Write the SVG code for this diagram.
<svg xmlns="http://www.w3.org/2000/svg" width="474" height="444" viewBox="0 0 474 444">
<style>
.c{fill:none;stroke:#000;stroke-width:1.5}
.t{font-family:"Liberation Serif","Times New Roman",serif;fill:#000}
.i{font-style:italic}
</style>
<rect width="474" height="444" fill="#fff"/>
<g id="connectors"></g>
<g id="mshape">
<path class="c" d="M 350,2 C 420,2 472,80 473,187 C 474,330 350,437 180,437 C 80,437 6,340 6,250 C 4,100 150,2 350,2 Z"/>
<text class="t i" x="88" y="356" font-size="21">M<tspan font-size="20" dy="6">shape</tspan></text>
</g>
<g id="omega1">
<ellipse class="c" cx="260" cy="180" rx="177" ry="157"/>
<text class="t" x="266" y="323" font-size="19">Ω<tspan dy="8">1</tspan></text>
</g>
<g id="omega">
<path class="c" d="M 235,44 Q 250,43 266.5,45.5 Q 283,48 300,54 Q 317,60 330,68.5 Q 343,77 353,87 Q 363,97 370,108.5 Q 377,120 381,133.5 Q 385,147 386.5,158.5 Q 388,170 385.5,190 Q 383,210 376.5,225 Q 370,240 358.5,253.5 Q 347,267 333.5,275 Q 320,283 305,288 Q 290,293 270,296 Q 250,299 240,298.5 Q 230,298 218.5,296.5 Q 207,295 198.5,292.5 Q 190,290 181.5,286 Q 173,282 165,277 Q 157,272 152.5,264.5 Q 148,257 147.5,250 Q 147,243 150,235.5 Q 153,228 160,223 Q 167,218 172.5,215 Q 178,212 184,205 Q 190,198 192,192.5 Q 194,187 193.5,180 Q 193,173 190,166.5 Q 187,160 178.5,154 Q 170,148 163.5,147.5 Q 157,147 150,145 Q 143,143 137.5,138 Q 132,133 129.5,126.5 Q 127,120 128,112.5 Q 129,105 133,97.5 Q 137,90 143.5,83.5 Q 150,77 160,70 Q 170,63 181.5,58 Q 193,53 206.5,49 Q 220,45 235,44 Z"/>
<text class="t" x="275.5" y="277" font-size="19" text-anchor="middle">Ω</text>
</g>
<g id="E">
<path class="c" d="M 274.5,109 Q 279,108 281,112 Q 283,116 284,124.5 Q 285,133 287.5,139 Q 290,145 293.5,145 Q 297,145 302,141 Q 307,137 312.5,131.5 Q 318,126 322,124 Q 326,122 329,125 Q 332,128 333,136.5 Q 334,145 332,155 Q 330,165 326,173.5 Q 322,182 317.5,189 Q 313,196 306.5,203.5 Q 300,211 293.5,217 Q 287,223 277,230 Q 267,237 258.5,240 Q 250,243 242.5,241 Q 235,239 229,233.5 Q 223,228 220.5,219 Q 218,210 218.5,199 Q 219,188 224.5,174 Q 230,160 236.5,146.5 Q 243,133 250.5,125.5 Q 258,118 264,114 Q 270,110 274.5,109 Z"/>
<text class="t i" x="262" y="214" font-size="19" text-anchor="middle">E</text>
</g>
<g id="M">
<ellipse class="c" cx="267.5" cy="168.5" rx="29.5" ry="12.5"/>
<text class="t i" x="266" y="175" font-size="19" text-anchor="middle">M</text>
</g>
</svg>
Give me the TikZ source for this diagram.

Given exercise. Every entry must be output again, exactly as written above.

Solution to this task.
Write the SVG code for this diagram.
<svg xmlns="http://www.w3.org/2000/svg" width="474" height="444" viewBox="0 0 474 444">
<style>
.c{fill:none;stroke:#000;stroke-width:1.5}
.t{font-family:"Liberation Serif","Times New Roman",serif;fill:#000}
.i{font-style:italic}
</style>
<rect width="474" height="444" fill="#fff"/>
<g id="connectors"></g>
<g id="mshape">
<path class="c" d="M 350,2 C 420,2 472,80 473,187 C 474,330 350,437 180,437 C 80,437 6,340 6,250 C 4,100 150,2 350,2 Z"/>
<text class="t i" x="88" y="356" font-size="21">M<tspan font-size="20" dy="6">shape</tspan></text>
</g>
<g id="omega1">
<ellipse class="c" cx="260" cy="180" rx="177" ry="157"/>
<text class="t" x="266" y="323" font-size="19">Ω<tspan dy="8">1</tspan></text>
</g>
<g id="omega">
<path class="c" d="M 235,44 Q 250,43 266.5,45.5 Q 283,48 300,54 Q 317,60 330,68.5 Q 343,77 353,87 Q 363,97 370,108.5 Q 377,120 381,133.5 Q 385,147 386.5,158.5 Q 388,170 385.5,190 Q 383,210 376.5,225 Q 370,240 358.5,253.5 Q 347,267 333.5,275 Q 320,283 305,288 Q 290,293 270,296 Q 250,299 240,298.5 Q 230,298 218.5,296.5 Q 207,295 198.5,292.5 Q 190,290 181.5,286 Q 173,282 165,277 Q 157,272 152.5,264.5 Q 148,257 147.5,250 Q 147,243 150,235.5 Q 153,228 160,223 Q 167,218 172.5,215 Q 178,212 184,205 Q 190,198 192,192.5 Q 194,187 193.5,180 Q 193,173 190,166.5 Q 187,160 178.5,154 Q 170,148 163.5,147.5 Q 157,147 150,145 Q 143,143 137.5,138 Q 132,133 129.5,126.5 Q 127,120 128,112.5 Q 129,105 133,97.5 Q 137,90 143.5,83.5 Q 150,77 160,70 Q 170,63 181.5,58 Q 193,53 206.5,49 Q 220,45 235,44 Z"/>
<text class="t" x="275.5" y="277" font-size="19" text-anchor="middle">Ω</text>
</g>
<g id="E">
<path class="c" d="M 274.5,109 Q 279,108 281,112 Q 283,116 284,124.5 Q 285,133 287.5,139 Q 290,145 293.5,145 Q 297,145 302,141 Q 307,137 312.5,131.5 Q 318,126 322,124 Q 326,122 329,125 Q 332,128 333,136.5 Q 334,145 332,155 Q 330,165 326,173.5 Q 322,182 317.5,189 Q 313,196 306.5,203.5 Q 300,211 293.5,217 Q 287,223 277,230 Q 267,237 258.5,240 Q 250,243 242.5,241 Q 235,239 229,233.5 Q 223,228 220.5,219 Q 218,210 218.5,199 Q 219,188 224.5,174 Q 230,160 236.5,146.5 Q 243,133 250.5,125.5 Q 258,118 264,114 Q 270,110 274.5,109 Z"/>
<text class="t i" x="262" y="214" font-size="19" text-anchor="middle">E</text>
</g>
<g id="M">
<ellipse class="c" cx="267.5" cy="168.5" rx="29.5" ry="12.5"/>
<text class="t i" x="266" y="175" font-size="19" text-anchor="middle">M</text>
</g>
</svg>
Give me the TikZ source for this diagram.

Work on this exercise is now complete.